Overview of VFRTok: Variable Frame Rates Video Tokenizer
The paper "VFRTok: Variable Frame Rates Video Tokenizer with Duration-Proportional Information Assumption" presents a novel approach to video tokenization that challenges prevailing assumptions in the field of video generation. The authors propose the Duration-Proportional Information Assumption, arguing that the upper bound on the information capacity of a video is proportional to its duration rather than the number of frames. This insight forms the basis for VFRTok, a Transformer-based video tokenizer designed to encode and decode videos at variable frame rates, using asymmetric frame rate training between encoder and decoder.
Key Contributions
- Duration-Proportional Information Assumption: The paper challenges the Frame-Proportional Information Assumption, which has been a foundation for existing video tokenizers. The authors propose that video information capacity should be viewed as proportional to duration, allowing for more efficient compression and representation.

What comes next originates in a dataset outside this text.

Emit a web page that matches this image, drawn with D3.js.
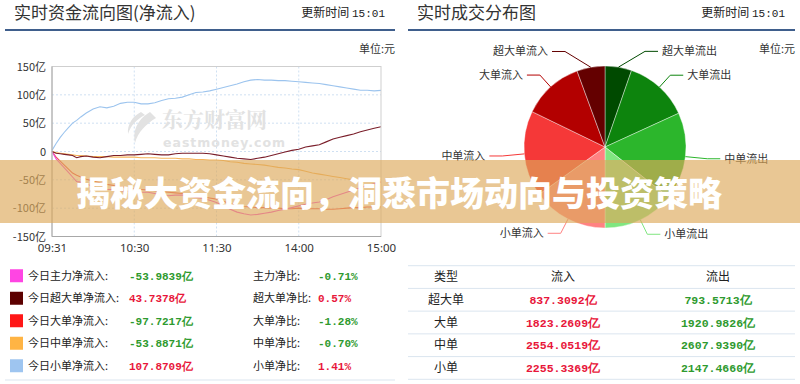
<!DOCTYPE html>
<html>
<head>
  <meta charset="utf-8">
  <title>资金流向</title>
  <script src="https://d3js.org/d3.v7.min.js"></script>
  <style>
    body { margin: 0; background: #fff; }
    svg { display: block; font-family: "Noto Sans CJK SC", "Noto Sans", sans-serif; }
    .mono { font-family: "Liberation Mono", "DejaVu Sans Mono", monospace; font-weight: bold; }
  </style>
</head>
<body>
  <script>
    // ---- data ----
    // minute index of the trading day (0 = 09:31, 120 = 11:30/13:00, 240 = 15:00)
    var minuteIdx = [0,3,6,9,12,15,18,21,25,30,35,40,45,50,55,60,65,70,75,80,85,90,95,100,105,110,115,120,
                     125,130,135,140,145,150,155,160,165,170,175,180,185,190,195,200,205,210,215,220,225,230,235,240];
    // net inflow, 亿元
    var mainFlow  = [0,-13,-21,-29,-37,-45,-53,-54,-57,-62,-66,-67,-67,-69,-70,-72,-72,-72,-74,-77,-78,-77,-77,-79,-81,-83,-86,-90,
                     -96,-102,-107,-110,-112,-111,-109,-107,-104,-102,-99,-96,-93,-91,-89,-85,-80,-76,-72,-68,-64,-60,-57,-54];
    var superFlow = [0,-3,-4,-5,-6,-7,-11,-9,-8,-10,-11,-9,-7,-7,-6,-6,-5,-4,-5,-6,-6,-4,-3,-3,-3,-3,-4,-6,
                     -8,-10,-12,-13,-14,-12,-10,-7,-4,-1,2,4,8,10,12,17,22,25,28,31,35,38,41,43.7];
    var largeFlow = [0,-10,-17,-24,-31,-38,-42,-45,-49,-52,-55,-58,-60,-62,-64,-66,-67,-68,-69,-71,-72,-73,-74,-76,-78,-80,-82,-84,
                     -88,-92,-95,-97,-98,-99,-99,-100,-100,-101,-101,-100,-101,-101,-101,-102,-102,-101,-100,-99,-99,-98,-98,-97.7];
    var mediumFlow = [0,-2,-3,-4,-5,-6,-7,-7,-8,-9,-9,-9,-10,-10,-10,-10,-11,-11,-11,-12,-12,-12,-13,-13,-14,-14,-15,-15,
                      -16,-18,-19,-21,-22,-23,-24,-26,-28,-29,-31,-32,-35,-38,-40,-42,-44,-46,-48,-50,-51,-52,-53,-53.9];
    var smallFlow = [2,14,25,34,42,50,55,61,68,75,79,77,80,85,87,87,84,84,86,90,93,94,96,100,104,105,107,110,
                     113,116,119,123,126,127,126,126,125,125,124,123,122,121,120,118,116,114,112,110,108,108,107,107.9];

    var timeTickIdx = [0, 60, 120, 180, 240];
    var timeTickLabels = ["09:31", "10:30", "11:30", "14:00", "15:00"];
    var yTicks = [150, 100, 50, 0, -50, -100, -150];

    var seriesNames  = ["今日主力净流入", "今日超大单净流入", "今日大单净流入", "今日中单净流入", "今日小单净流入"];
    var seriesColors = ["#ff45e3", "#5c0000", "#ff1717", "#ffb444", "#9ec5f0"];
    var lineColors   = ["#f04ad8", "#7a1e2a", "#f05050", "#f5b35a", "#9cc4ee"];
    var netValues    = ["-53.9839亿", "43.7378亿", "-97.7217亿", "-53.8871亿", "107.8709亿"];
    var ratioNames   = ["主力净比", "超大单净比", "大单净比", "中单净比", "小单净比"];
    var ratioValues  = ["-0.71%", "0.57%", "-1.28%", "-0.70%", "1.41%"];

    var tableTypes   = ["超大单", "大单", "中单", "小单"];
    var inflowValues = [837.3092, 1823.2609, 2554.0519, 2255.3369];
    var outflowValues = [793.5713, 1920.9826, 2607.9390, 2147.4660];
    var inColors  = ["#640000", "#b30000", "#f53838", "#ff8282"];
    var outColors = ["#004a00", "#0d840d", "#2cb62c", "#80e680"];

    var red = "#e8163a", green = "#2e9a2e";

    var svg = d3.select("body").append("svg")
      .attr("width", 800).attr("height", 384);
    svg.append("rect").attr("width", 800).attr("height", 384).attr("fill", "#fff");

    // ---- panel headers ----
    function header(x0, x1, title) {
      svg.append("text").attr("x", x0 + 9).attr("y", 19)
        .attr("font-size", 17).attr("fill", "#333").text(title);
      var t = svg.append("text").attr("x", x1 - 10).attr("y", 17)
        .attr("text-anchor", "end").attr("font-size", 12).attr("fill", "#222");
      t.append("tspan").text("更新时间 ");
      t.append("tspan").attr("font-family", "Liberation Mono, monospace").attr("font-size", 11).text("15:01");
      svg.append("line").attr("x1", x0).attr("x2", x1).attr("y1", 30).attr("y2", 30)
        .attr("stroke", "#3f5e8c").attr("stroke-width", 2);
      svg.append("text").attr("x", x1).attr("y", 53).attr("text-anchor", "end")
        .attr("font-size", 11).attr("fill", "#333").text("单位:元");
    }
    header(5, 395, "实时资金流向图(净流入)");
    header(408, 795, "实时成交分布图");

    // ---- line chart ----
    var x = d3.scaleLinear().domain([0, 240]).range([52, 381]);
    var y = d3.scaleLinear().domain([-150, 150]).range([236.5, 66.5]);

    var grid = svg.append("g");
    grid.selectAll(".hg").data(yTicks.filter(function(d) { return Math.abs(d) < 150; }))
      .enter().append("line")
      .attr("x1", x(0)).attr("x2", x(240))
      .attr("y1", function(d) { return y(d); }).attr("y2", function(d) { return y(d); })
      .attr("stroke", "#cfe0f2").attr("stroke-dasharray", "2,2");
    grid.selectAll(".vg").data(timeTickIdx.slice(1, 4))
      .enter().append("line")
      .attr("y1", y(150)).attr("y2", y(-150))
      .attr("x1", function(d) { return x(d); }).attr("x2", function(d) { return x(d); })
      .attr("stroke", "#cfe0f2").attr("stroke-dasharray", "2,2");

    // watermark
    var wm = svg.append("g").attr("fill", "#e2e2e2");
    wm.append("path").attr("d", "M150,112 C140,118 132,128 135,143 C138,132 146,124 156,118 C154,116 152,114 150,112 Z");
    wm.append("path").attr("d", "M141,112 C133,116 127,124 128,134 C131,125 137,119 145,115 Z");
    wm.append("text").attr("x", 162).attr("y", 127).attr("font-size", 21).attr("font-weight", "bold")
      .attr("font-family", "Noto Serif CJK SC, Noto Sans CJK SC, serif").text("东方财富网");
    wm.append("text").attr("x", 163).attr("y", 147).attr("font-size", 12.5).attr("font-weight", "bold")
      .attr("letter-spacing", 1).attr("font-family", "DejaVu Sans, sans-serif").text("eastmoney.com");

    var lineGen = function(vals) {
      return d3.line()
        .x(function(d, i) { return x(minuteIdx[i]); })
        .y(function(d) { return y(d); })(vals);
    };
    var allSeries = [mainFlow, superFlow, largeFlow, mediumFlow, smallFlow];
    var drawOrder = [3, 2, 0, 1, 4];
    drawOrder.forEach(function(k) {
      svg.append("path").attr("d", lineGen(allSeries[k]))
        .attr("fill", "none").attr("stroke", lineColors[k]).attr("stroke-width", 1.1);
    });

    // frame
    svg.append("rect").attr("x", x(0)).attr("y", y(150))
      .attr("width", x(240) - x(0)).attr("height", y(-150) - y(150))
      .attr("fill", "none").attr("stroke", "#cfcfcf");
    svg.append("path")
      .attr("d", "M" + x(0) + "," + y(150) + "V" + y(-150) + "H" + x(240))
      .attr("fill", "none").attr("stroke", "#a8a8a8");

    var yAxis = d3.axisLeft(y).tickValues(yTicks).tickSize(0).tickPadding(6)
      .tickFormat(function(d) { return d === 0 ? "0" : d + "亿"; });
    var yg = svg.append("g").attr("transform", "translate(" + x(0) + ",0)").call(yAxis);
    yg.select(".domain").remove();
    yg.selectAll("text").attr("font-size", 11).attr("fill", "#333")
      .attr("font-family", "Noto Sans CJK SC, sans-serif");

    var xAxis = d3.axisBottom(x).tickValues(timeTickIdx).tickSize(0).tickPadding(7)
      .tickFormat(function(d, i) { return timeTickLabels[i]; });
    var xg = svg.append("g").attr("transform", "translate(0," + y(-150) + ")").call(xAxis);
    xg.select(".domain").remove();
    xg.selectAll("text").attr("font-size", 11.5).attr("fill", "#333")
      .attr("font-family", "Noto Sans, sans-serif");

    // ---- left legend table ----
    var rowY = d3.scaleBand().domain(d3.range(5)).range([264.5, 377]);
    var lg = svg.append("g");
    var rows = lg.selectAll("g").data(seriesNames).enter().append("g")
      .attr("transform", function(d, i) { return "translate(0," + (rowY(i) + rowY.bandwidth() / 2) + ")"; });
    rows.append("rect").attr("x", 10).attr("y", -6.5).attr("width", 13).attr("height", 13)
      .attr("fill", function(d, i) { return seriesColors[i]; });
    rows.append("text").attr("x", 28).attr("dy", "0.35em").attr("font-size", 11).attr("fill", "#222")
      .text(function(d) { return d + ":"; });
    rows.append("text").attr("class", "mono").attr("font-size", 11).attr("x", 129).attr("dy", "0.35em")
      .attr("fill", function(d, i) { return netValues[i].charAt(0) === "-" ? green : red; })
      .text(function(d, i) { return netValues[i]; });
    rows.append("text").attr("x", 253).attr("dy", "0.35em").attr("font-size", 11).attr("fill", "#222")
      .text(function(d, i) { return ratioNames[i] + ":"; });
    rows.append("text").attr("class", "mono").attr("font-size", 11).attr("x", 318).attr("dy", "0.35em")
      .attr("fill", function(d, i) { return ratioValues[i].charAt(0) === "-" ? green : red; })
      .text(function(d, i) { return ratioValues[i]; });
    lg.append("line").attr("x1", 5).attr("x2", 395).attr("y1", 380).attr("y2", 380)
      .attr("stroke", "#dbe5ef");

    // ---- pie ----
    var pieData = [];
    outflowValues.forEach(function(v, i) { pieData.push({ name: tableTypes[i] + "流出", value: v, color: outColors[i] }); });
    for (var i = 3; i >= 0; i--) pieData.push({ name: tableTypes[i] + "流入", value: inflowValues[i], color: inColors[i] });

    var cx = 605, cy = 147, R = 81;
    var arcs = d3.pie().sort(null).value(function(d) { return d.value; })(pieData);
    var arc = d3.arc().innerRadius(0).outerRadius(R);
    var pg = svg.append("g").attr("transform", "translate(" + cx + "," + cy + ")");
    pg.selectAll("path").data(arcs).enter().append("path")
      .attr("d", arc).attr("fill", function(d) { return d.data.color; })
      .attr("stroke", "#fff").attr("stroke-width", 0.4);

    arcs.forEach(function(a) {
      var mid = (a.startAngle + a.endAngle) / 2;
      var sx = Math.sin(mid), sy = -Math.cos(mid);
      var p1 = [R * sx, R * sy];
      var dx = (R + 16) * sx;
      var side = dx >= 0 ? 1 : -1;
      var p2 = [side * Math.max(Math.abs(dx), 40), (R + 16) * sy];
      if (Math.abs(sy) < 0.3) p2 = [(R + 22) * sx, (R + 1) * sy + 2];
      var p3 = [p2[0] + side * 13, p2[1]];
      pg.append("polyline").attr("points", [p1, p2, p3].map(function(p) { return p.join(","); }).join(" "))
        .attr("fill", "none").attr("stroke", a.data.color).attr("stroke-width", 1);
      pg.append("text").attr("x", p3[0] + side * 4).attr("y", p3[1]).attr("dy", "0.35em")
        .attr("text-anchor", side > 0 ? "start" : "end")
        .attr("font-size", 11).attr("fill", "#333").text(a.data.name);
    });

    // ---- right table ----
    var tRow = d3.scaleBand().domain(d3.range(5)).range([265.7, 379.3]);
    var colX = [446, 563, 718];
    var tg = svg.append("g");
    tg.selectAll("line").data(d3.range(6)).enter().append("line")
      .attr("x1", 408).attr("x2", 795)
      .attr("y1", function(d) { return d < 5 ? tRow(d) : tRow(4) + tRow.bandwidth(); })
      .attr("y2", function(d) { return d < 5 ? tRow(d) : tRow(4) + tRow.bandwidth(); })
      .attr("stroke", "#dbe5ef");
    ["类型", "流入", "流出"].forEach(function(h, j) {
      tg.append("text").attr("x", colX[j]).attr("y", tRow(0) + tRow.bandwidth() / 2).attr("dy", "0.35em")
        .attr("text-anchor", "middle").attr("font-size", 12).attr("fill", "#222").text(h);
    });
    tableTypes.forEach(function(t, i) {
      var yy = tRow(i + 1) + tRow.bandwidth() / 2;
      tg.append("text").attr("x", colX[0]).attr("y", yy).attr("dy", "0.35em")
        .attr("text-anchor", "middle").attr("font-size", 12).attr("fill", "#222").text(t);
      tg.append("text").attr("class", "mono").attr("x", colX[1]).attr("y", yy).attr("dy", "0.35em")
        .attr("text-anchor", "middle").attr("font-size", 11.5).attr("fill", red)
        .text(inflowValues[i].toFixed(4) + "亿");
      tg.append("text").attr("class", "mono").attr("x", colX[2]).attr("y", yy).attr("dy", "0.35em")
        .attr("text-anchor", "middle").attr("font-size", 11.5).attr("fill", green)
        .text(outflowValues[i].toFixed(4) + "亿");
    });

    // ---- banner ----
    svg.append("rect").attr("x", 0).attr("y", 160).attr("width", 800).attr("height", 63)
      .attr("fill", "rgb(221,169,91)").attr("opacity", 0.65);
    svg.append("text").attr("x", 399).attr("y", 206).attr("text-anchor", "middle")
      .attr("font-size", 34).attr("font-weight", 900).attr("fill", "#fff")
      .text("揭秘大资金流向，洞悉市场动向与投资策略");
  </script>
</body>
</html>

- VFRTok Architecture: VFRTok employs a query-based Transformer design, enabling the encoder and decoder to process different frame rates. This architecture supports scalable video generation without increasing computational overhead linearly with the frame rate.

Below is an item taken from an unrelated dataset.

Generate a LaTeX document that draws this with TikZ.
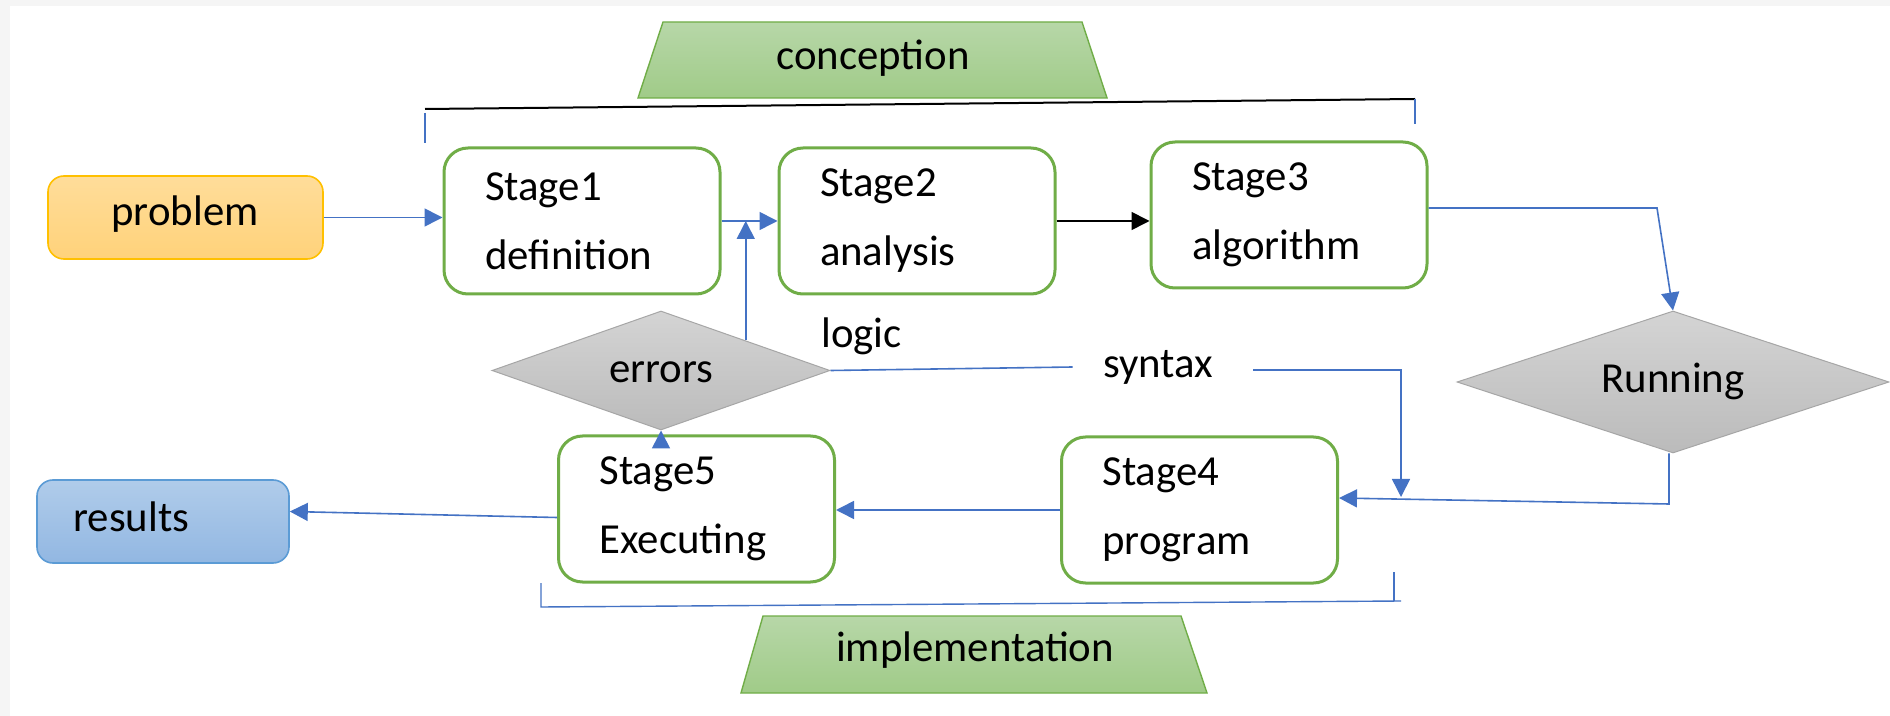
\documentclass[tikz,border=0pt]{standalone}
\usepackage{fontspec}
\setmainfont{Carlito}
\usetikzlibrary{arrows.meta,shapes.geometric}
\definecolor{gline}{HTML}{70AD47}
\definecolor{bline}{HTML}{4472C4}
\definecolor{probTop}{HTML}{FFDD9A}
\definecolor{probBot}{HTML}{FFD27A}
\definecolor{probLine}{HTML}{FFC000}
\definecolor{resTop}{HTML}{B0CCEA}
\definecolor{resBot}{HTML}{92B7E2}
\definecolor{resLine}{HTML}{5B9BD5}
\definecolor{diaTop}{HTML}{D4D4D4}
\definecolor{diaBot}{HTML}{BBBBBB}
\definecolor{diaLine}{HTML}{A6A6A6}
\definecolor{trapTop}{HTML}{B7D7A8}
\definecolor{trapBot}{HTML}{A0CB88}
\definecolor{frame}{HTML}{F5F5F5}
\begin{document}
\begin{tikzpicture}[x=0.5pt,y=-0.5pt,
  font=\fontsize{21.4pt}{25.7pt}\selectfont,
  stagebox/.style={draw=gline, line width=1.5pt, rounded corners=12pt, fill=white,
    minimum width=138pt, minimum height=73pt, text width=97pt, inner xsep=20.5pt,
    inner ysep=0pt, align=left},
  termbox/.style={rounded corners=8pt, line width=0.8pt, minimum width=137.5pt,
    minimum height=41.5pt, inner sep=0pt},
  decision/.style={shape=diamond, draw=diaLine, line width=0.5pt, top color=diaTop,
    bottom color=diaBot, inner sep=0pt},
  trap/.style={draw=gline, line width=0.7pt, top color=trapTop, bottom color=trapBot},
  arr/.style={draw=bline, line width=0.8pt, -{Triangle[length=9pt,width=9pt]}},
  barr/.style={draw=black, line width=0.8pt, -{Triangle[length=9pt,width=9pt]}},
  bracket/.style={draw=bline, line width=0.7pt},
  lbl/.style={inner sep=0pt}
]
\useasboundingbox (0,0) rectangle (1890,716);
\fill[white] (0,0) rectangle (1890,716);
\fill[frame] (0,0) rectangle (1890,6);
\fill[frame] (0,0) rectangle (10,716);

% conception banner
\draw[trap] (638,98) -- (663,22) -- (1082,22) -- (1107,98) -- cycle;
\node[lbl] (concept) at (873,58) {conception};
\coordinate (cL) at (425,109);
\coordinate (cR) at (1415,99);
\draw[black, line width=1pt] (cL) -- (cR);
\draw[bracket] ([yshift=-2pt]cL) -- (425,143);
\draw[bracket] (cR) -- (1415,124);

% implementation banner
\draw[trap] (741,693) -- (763,616) -- (1181,616) -- (1207,693) -- cycle;
\node[lbl] (impl) at (975,650) {implementation};
\coordinate (iL) at (541,607);
\coordinate (iR) at (1401,601);
\draw[bracket] (541,583) -- (iL) -- (iR);
\draw[bracket] (1394,572) -- (1394,601);

% terminals
\node[termbox, draw=probLine, top color=probTop, bottom color=probBot] (prob) at (185.5,217.5) {};
\node[lbl] (probtxt) at (185,214) {problem};
\node[termbox, draw=resLine, top color=resTop, bottom color=resBot, minimum width=126pt] (res) at (163,521.5) {};
\node[lbl, anchor=west] (restxt) at (73,517) {results};

% stages
\node[stagebox] (s1) at (582,221) {Stage1\\[8.8pt]definition};
\node[stagebox] (s2) at (917,221) {Stage2\\[8.8pt]analysis};
\node[stagebox] (s3) at (1289,215) {Stage3\\[8.8pt]algorithm};
\node[stagebox] (s5) at (696.5,509) {Stage5\\[8.8pt]Executing};
\node[stagebox] (s4) at (1199.5,510) {Stage4\\[8.8pt]program};

% decisions
\node[decision, minimum width=169pt, minimum height=59.5pt] (err) at (661,370.5) {};
\node[lbl] (errtxt) at (661,372) {errors};
\node[decision, minimum width=216pt, minimum height=71pt] (run) at (1673,382) {};
\node[lbl] (runtxt) at (1673,381) {Running};

% labels
\node[lbl, anchor=west] (logic) at (821,336) {logic};
\node[lbl, inner xsep=15pt] (syn) at (1158,367) {syntax};

% connectors
\draw[arr] (prob.east) -- (s1.west |- prob.east);
\draw[arr] (s1.east) -- (s2.west);
\draw[arr] (err.north east) -- (err.north east |- s1.east);
\draw[barr] (s2.east) -- (s3.west |- s2.east);
\coordinate (b3) at (1657,208);
\draw[arr] ([yshift=3.5pt]s3.east) -- (b3) -- (run.north);
\coordinate (b4) at (1669,504);
\draw[arr] ([xshift=-2pt]run.south) -- (b4) -- ([yshift=6pt]s4.east);
\draw[bline, line width=0.8pt] (err.east) -- (syn.west);
\coordinate (b5) at (1401,370);
\coordinate (b6) at (1401,497);
\draw[arr] ([xshift=5pt]syn.east |- b5) -- (b5) -- (b6);
\draw[arr] (s4.west) -- (s5.east |- s4.west);
\draw[arr] ([yshift=-4.25pt]s5.west) -- ([yshift=5pt]res.east);
\draw[arr] ([yshift=-6pt]err.south |- s5.north) -- (err.south);
\end{tikzpicture}
\end{document}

- Partial Rotary Position Embeddings (RoPE): To address the limitations of position-aware modeling, the paper introduces Partial RoPE. This novel embedding strategy decouples position encoding from content modeling, applying RoPE selectively to improve content-awareness and enhance video generation quality.
Experimental Insights
The authors conducted extensive experiments comparing VFRTok to existing tokenizers across multiple datasets, including K600 and UCF101. VFRTok demonstrates competitive reconstruction quality while achieving state-of-the-art generation fidelity. Notably, it reduces the token count to $1/8$ compared to existing methods, achieving a significant computational cost reduction. VFRTok exhibits notably faster convergence in video generation tasks, with computational efficiencies up to 21.6× faster than previous works like OmniTokenizer.
Additionally, VFRTok supports video frame interpolation natively, effectively increasing frame rates from 12 FPS to 120 FPS. This feature highlights VFRTok's flexibility and potential application in high-demand video generation tasks requiring variable frame rates.
Theoretical and Practical Implications
The Duration-Proportional Information Assumption and VFRTok architecture introduce a new paradigm in video generation that could influence both theoretical models and practical applications. By decoupling frame rate from information capacity, VFRTok offers a pathway to more adaptive and efficient video models, potentially leading to broader applications in areas such as real-time video editing, streaming services, and virtual reality experiences.
In a theoretical context, VFRTok's approach to variable frame rate encoding aligns with ongoing developments in AI, emphasizing the importance of continuous spatio-temporal representation in video data processing. The Partial RoPE method further enriches the Transformer framework, offering deeper insights into balancing positional information and content modeling, a significant consideration in AI-based generation tasks.
Future Directions
The paper suggests several avenues for future research. One potential direction involves enhancing VFRTok's scalability for longer video sequences by employing causal window attention mechanisms. Such advancements could address current limitations and expand VFRTok's applicability. Further investigations into optimizing the latent space capacity for tasks beyond video generation, such as video classification and action recognition, could also leverage the insights from VFRTok's architecture.
Overall, VFRTok presents a compelling case for reevaluating traditional assumptions in video generation and highlights the transformative potential of its architecture within the field of AI-driven video processing.